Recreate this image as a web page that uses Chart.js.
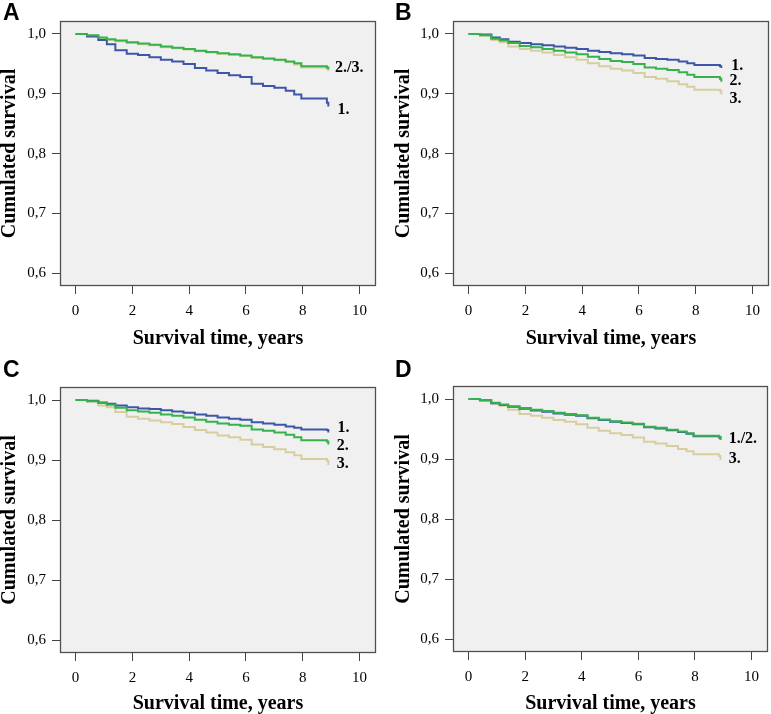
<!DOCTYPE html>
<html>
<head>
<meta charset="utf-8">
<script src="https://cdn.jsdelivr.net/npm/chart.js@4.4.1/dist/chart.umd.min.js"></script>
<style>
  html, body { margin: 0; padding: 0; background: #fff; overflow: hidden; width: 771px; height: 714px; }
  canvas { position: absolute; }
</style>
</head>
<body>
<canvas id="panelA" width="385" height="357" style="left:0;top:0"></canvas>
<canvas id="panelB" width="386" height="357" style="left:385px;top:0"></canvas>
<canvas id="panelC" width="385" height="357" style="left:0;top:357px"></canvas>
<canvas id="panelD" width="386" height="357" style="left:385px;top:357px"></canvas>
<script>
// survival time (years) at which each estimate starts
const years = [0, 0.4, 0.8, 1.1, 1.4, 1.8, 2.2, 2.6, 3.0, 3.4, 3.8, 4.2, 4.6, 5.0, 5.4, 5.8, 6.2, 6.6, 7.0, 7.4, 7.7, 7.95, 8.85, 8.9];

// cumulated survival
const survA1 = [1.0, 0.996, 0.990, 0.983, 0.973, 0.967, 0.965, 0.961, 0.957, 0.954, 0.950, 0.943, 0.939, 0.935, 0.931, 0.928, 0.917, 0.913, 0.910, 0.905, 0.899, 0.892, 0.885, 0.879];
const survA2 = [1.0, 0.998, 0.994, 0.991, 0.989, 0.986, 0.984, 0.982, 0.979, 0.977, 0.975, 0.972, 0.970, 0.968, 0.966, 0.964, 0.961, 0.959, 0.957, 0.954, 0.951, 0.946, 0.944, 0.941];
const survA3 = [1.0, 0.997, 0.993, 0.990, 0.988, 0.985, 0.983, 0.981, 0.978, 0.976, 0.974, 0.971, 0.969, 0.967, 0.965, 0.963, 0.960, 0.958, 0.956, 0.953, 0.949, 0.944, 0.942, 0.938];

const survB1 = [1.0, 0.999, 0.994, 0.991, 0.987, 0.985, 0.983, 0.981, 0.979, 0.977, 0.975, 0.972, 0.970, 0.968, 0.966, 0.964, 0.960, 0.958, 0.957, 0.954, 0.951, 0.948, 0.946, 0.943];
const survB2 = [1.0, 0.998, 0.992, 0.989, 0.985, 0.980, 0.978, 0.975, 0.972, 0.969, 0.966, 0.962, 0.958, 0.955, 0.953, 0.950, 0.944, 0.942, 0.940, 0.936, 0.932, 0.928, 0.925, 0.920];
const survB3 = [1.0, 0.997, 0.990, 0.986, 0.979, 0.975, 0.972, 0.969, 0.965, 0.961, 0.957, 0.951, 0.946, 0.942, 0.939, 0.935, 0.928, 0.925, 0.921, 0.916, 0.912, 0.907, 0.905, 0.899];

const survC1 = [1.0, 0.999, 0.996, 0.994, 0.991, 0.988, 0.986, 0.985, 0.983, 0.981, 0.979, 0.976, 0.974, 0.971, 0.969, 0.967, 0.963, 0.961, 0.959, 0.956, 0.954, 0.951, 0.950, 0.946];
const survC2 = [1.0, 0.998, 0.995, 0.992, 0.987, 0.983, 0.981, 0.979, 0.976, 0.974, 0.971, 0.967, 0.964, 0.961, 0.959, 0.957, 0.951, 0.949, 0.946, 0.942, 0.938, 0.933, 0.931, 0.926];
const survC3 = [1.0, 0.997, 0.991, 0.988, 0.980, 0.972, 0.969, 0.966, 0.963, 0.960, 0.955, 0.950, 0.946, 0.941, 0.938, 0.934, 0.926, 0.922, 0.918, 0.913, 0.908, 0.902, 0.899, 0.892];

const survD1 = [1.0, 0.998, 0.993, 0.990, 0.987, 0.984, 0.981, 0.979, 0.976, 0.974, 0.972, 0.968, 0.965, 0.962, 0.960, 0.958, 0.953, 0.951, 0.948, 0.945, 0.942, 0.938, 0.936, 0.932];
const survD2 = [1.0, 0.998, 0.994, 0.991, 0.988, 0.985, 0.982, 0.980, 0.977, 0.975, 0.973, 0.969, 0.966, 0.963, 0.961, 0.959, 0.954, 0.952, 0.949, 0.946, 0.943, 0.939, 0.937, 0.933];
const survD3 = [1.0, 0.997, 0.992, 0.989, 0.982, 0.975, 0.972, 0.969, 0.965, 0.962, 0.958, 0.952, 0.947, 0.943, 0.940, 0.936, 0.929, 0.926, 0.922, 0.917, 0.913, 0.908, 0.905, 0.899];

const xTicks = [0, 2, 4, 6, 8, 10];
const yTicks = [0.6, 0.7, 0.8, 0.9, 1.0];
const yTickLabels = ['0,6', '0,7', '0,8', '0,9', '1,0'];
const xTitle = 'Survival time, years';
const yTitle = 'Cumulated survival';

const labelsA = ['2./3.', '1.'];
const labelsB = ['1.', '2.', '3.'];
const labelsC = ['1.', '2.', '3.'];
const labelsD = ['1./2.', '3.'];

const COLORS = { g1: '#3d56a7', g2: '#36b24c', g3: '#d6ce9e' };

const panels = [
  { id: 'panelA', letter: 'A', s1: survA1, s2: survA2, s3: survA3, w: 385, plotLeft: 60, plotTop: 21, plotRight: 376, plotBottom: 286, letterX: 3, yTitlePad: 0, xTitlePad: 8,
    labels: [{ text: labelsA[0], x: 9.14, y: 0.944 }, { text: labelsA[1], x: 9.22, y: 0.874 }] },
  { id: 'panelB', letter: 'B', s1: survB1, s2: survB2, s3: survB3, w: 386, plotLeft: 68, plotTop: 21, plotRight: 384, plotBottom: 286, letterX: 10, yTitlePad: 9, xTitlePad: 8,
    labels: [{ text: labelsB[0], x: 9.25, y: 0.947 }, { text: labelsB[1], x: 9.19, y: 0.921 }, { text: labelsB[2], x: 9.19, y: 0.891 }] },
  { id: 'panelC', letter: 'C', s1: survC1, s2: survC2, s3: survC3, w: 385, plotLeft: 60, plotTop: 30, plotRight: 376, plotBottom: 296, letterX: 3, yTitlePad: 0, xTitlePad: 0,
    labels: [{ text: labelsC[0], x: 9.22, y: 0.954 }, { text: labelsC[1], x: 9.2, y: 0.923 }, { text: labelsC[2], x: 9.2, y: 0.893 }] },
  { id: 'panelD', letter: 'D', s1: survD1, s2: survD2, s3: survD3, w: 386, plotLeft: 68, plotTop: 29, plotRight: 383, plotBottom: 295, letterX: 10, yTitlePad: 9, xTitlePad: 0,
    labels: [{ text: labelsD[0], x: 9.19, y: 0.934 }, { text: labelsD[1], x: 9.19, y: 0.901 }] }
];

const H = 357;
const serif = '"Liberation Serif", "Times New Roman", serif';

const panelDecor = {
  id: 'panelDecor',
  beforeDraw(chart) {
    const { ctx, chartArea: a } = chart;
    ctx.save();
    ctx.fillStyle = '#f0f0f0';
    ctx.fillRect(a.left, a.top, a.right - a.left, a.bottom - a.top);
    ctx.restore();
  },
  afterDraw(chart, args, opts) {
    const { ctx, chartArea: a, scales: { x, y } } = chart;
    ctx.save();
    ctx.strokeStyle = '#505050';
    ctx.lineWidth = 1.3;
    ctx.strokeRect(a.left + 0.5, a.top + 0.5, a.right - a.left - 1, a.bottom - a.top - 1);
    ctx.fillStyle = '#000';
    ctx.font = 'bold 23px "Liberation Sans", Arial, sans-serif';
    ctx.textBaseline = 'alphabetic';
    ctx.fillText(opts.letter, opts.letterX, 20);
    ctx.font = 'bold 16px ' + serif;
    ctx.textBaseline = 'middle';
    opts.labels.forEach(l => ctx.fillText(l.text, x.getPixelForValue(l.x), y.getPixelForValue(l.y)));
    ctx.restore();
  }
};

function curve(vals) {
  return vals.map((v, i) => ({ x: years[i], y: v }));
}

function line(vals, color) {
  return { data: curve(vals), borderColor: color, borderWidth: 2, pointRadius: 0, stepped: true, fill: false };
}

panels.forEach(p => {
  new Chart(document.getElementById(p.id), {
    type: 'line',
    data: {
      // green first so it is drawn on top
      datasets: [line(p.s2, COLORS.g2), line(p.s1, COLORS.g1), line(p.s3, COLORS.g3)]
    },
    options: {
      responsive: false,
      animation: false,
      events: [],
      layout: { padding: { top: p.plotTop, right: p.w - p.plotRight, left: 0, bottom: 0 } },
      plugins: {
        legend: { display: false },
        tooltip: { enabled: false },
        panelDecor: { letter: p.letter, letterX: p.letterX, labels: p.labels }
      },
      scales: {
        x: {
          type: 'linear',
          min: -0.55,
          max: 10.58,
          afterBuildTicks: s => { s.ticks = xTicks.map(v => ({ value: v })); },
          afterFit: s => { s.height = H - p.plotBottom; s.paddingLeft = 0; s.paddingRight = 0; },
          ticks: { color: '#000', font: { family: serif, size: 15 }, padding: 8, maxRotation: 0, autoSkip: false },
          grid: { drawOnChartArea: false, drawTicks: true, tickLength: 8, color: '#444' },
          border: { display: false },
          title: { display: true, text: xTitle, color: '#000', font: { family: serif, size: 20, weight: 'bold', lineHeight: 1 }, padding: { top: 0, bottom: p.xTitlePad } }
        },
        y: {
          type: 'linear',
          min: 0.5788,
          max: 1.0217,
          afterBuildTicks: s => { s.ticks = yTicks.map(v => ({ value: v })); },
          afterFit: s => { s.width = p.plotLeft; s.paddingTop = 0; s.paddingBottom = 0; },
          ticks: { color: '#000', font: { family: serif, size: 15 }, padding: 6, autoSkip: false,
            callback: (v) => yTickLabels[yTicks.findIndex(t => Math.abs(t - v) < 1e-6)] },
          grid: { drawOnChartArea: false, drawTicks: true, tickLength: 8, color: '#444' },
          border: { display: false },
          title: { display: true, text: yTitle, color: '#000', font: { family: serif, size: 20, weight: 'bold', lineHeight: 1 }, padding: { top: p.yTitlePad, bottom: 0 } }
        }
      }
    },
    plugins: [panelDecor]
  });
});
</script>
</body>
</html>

◆ ◆ ◆ ◆ ◆ ◆ ◆

Exercise goal: Write out again exactly the lines from the start of the data above through the line containing "7.95, 8.85, 8.9];", inclusive, excluding any pictures.

Finished answer:
Recreate this image as a web page that uses Chart.js.
<!DOCTYPE html>
<html>
<head>
<meta charset="utf-8">
<script src="https://cdn.jsdelivr.net/npm/chart.js@4.4.1/dist/chart.umd.min.js"></script>
<style>
  html, body { margin: 0; padding: 0; background: #fff; overflow: hidden; width: 771px; height: 714px; }
  canvas { position: absolute; }
</style>
</head>
<body>
<canvas id="panelA" width="385" height="357" style="left:0;top:0"></canvas>
<canvas id="panelB" width="386" height="357" style="left:385px;top:0"></canvas>
<canvas id="panelC" width="385" height="357" style="left:0;top:357px"></canvas>
<canvas id="panelD" width="386" height="357" style="left:385px;top:357px"></canvas>
<script>
// survival time (years) at which each estimate starts
const years = [0, 0.4, 0.8, 1.1, 1.4, 1.8, 2.2, 2.6, 3.0, 3.4, 3.8, 4.2, 4.6, 5.0, 5.4, 5.8, 6.2, 6.6, 7.0, 7.4, 7.7, 7.95, 8.85, 8.9];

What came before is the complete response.